**RECORDS SUPPLIED**.
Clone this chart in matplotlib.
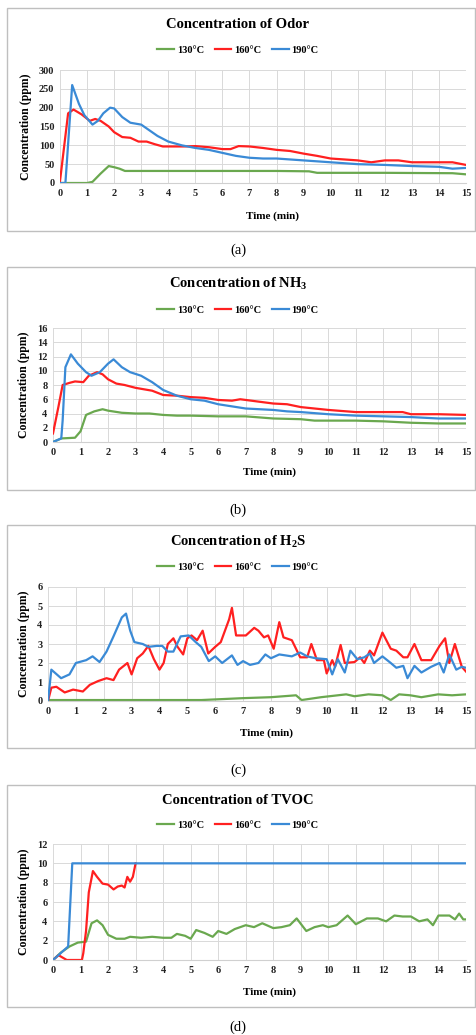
...
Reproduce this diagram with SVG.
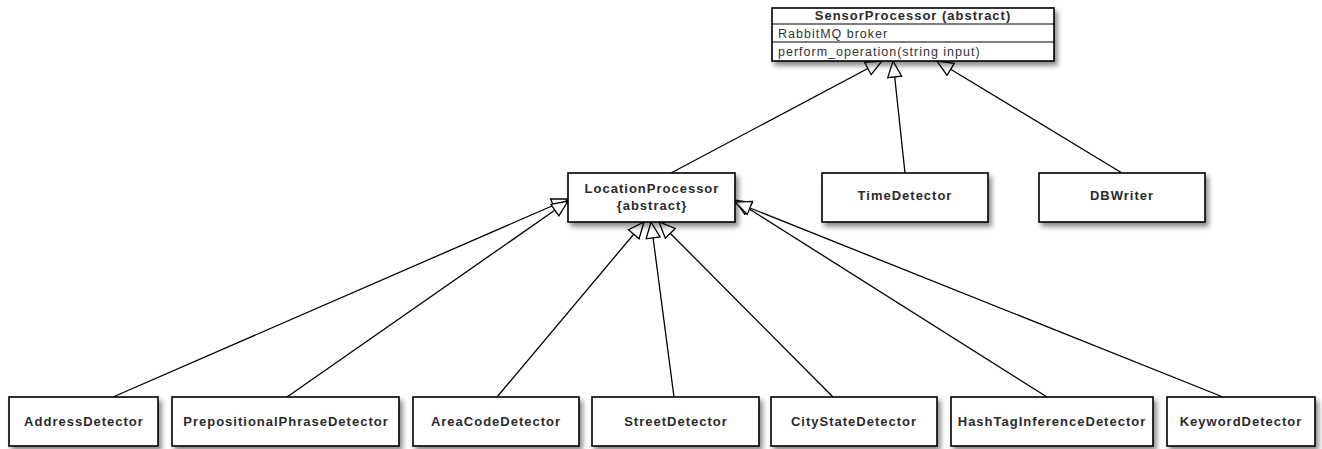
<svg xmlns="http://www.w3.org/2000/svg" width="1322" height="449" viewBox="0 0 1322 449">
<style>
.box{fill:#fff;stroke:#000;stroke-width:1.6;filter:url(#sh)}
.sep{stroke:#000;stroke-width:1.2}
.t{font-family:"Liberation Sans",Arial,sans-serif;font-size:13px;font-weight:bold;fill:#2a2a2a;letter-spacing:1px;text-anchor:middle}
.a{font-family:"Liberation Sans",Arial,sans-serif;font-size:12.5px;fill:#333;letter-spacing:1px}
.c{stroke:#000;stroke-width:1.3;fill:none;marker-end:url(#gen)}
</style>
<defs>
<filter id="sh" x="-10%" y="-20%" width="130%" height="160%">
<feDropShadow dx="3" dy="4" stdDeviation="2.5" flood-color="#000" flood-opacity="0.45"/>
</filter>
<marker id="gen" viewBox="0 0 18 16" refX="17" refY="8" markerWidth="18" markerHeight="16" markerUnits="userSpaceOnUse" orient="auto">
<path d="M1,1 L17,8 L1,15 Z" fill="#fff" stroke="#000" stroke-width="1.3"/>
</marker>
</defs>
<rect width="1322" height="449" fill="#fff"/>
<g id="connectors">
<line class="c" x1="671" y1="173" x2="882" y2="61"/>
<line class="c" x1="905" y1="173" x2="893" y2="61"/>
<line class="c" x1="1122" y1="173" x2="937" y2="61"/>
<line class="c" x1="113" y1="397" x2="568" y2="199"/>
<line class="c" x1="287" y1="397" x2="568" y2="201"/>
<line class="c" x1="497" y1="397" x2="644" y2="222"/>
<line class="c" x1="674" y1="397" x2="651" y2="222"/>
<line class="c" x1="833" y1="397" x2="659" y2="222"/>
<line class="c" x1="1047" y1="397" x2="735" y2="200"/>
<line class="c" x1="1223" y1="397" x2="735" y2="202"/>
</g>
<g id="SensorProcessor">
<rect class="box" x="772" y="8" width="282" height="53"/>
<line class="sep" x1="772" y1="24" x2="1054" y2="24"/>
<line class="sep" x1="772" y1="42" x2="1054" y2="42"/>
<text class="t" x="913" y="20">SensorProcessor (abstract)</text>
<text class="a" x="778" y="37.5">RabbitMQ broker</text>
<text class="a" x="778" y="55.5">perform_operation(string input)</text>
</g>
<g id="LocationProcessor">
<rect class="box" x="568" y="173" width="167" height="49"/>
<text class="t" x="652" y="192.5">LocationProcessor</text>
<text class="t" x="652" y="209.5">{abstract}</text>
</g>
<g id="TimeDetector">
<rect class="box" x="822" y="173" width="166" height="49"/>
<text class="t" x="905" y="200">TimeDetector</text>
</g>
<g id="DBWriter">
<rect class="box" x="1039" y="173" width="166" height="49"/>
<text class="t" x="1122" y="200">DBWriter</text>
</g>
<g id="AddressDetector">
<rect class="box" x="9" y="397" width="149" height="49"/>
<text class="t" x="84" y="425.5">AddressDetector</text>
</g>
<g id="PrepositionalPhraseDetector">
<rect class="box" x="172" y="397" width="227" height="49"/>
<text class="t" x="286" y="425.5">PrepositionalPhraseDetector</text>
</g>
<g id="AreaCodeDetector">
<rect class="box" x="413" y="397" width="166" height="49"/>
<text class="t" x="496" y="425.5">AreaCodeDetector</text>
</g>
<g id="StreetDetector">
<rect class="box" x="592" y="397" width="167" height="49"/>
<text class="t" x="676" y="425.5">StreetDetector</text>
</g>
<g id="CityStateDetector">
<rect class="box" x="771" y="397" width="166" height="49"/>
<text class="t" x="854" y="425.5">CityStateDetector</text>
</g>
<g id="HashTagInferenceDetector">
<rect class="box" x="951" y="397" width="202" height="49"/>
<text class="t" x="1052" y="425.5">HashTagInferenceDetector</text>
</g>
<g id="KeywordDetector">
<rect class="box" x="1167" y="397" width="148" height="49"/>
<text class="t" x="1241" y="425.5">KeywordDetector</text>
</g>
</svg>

**EXERCISE INSTRUCTIONS**. Return each line of the listing that holds the string "this".

**ANSWER**.
Clone this chart in matplotlib.
Reproduce this diagram with SVG.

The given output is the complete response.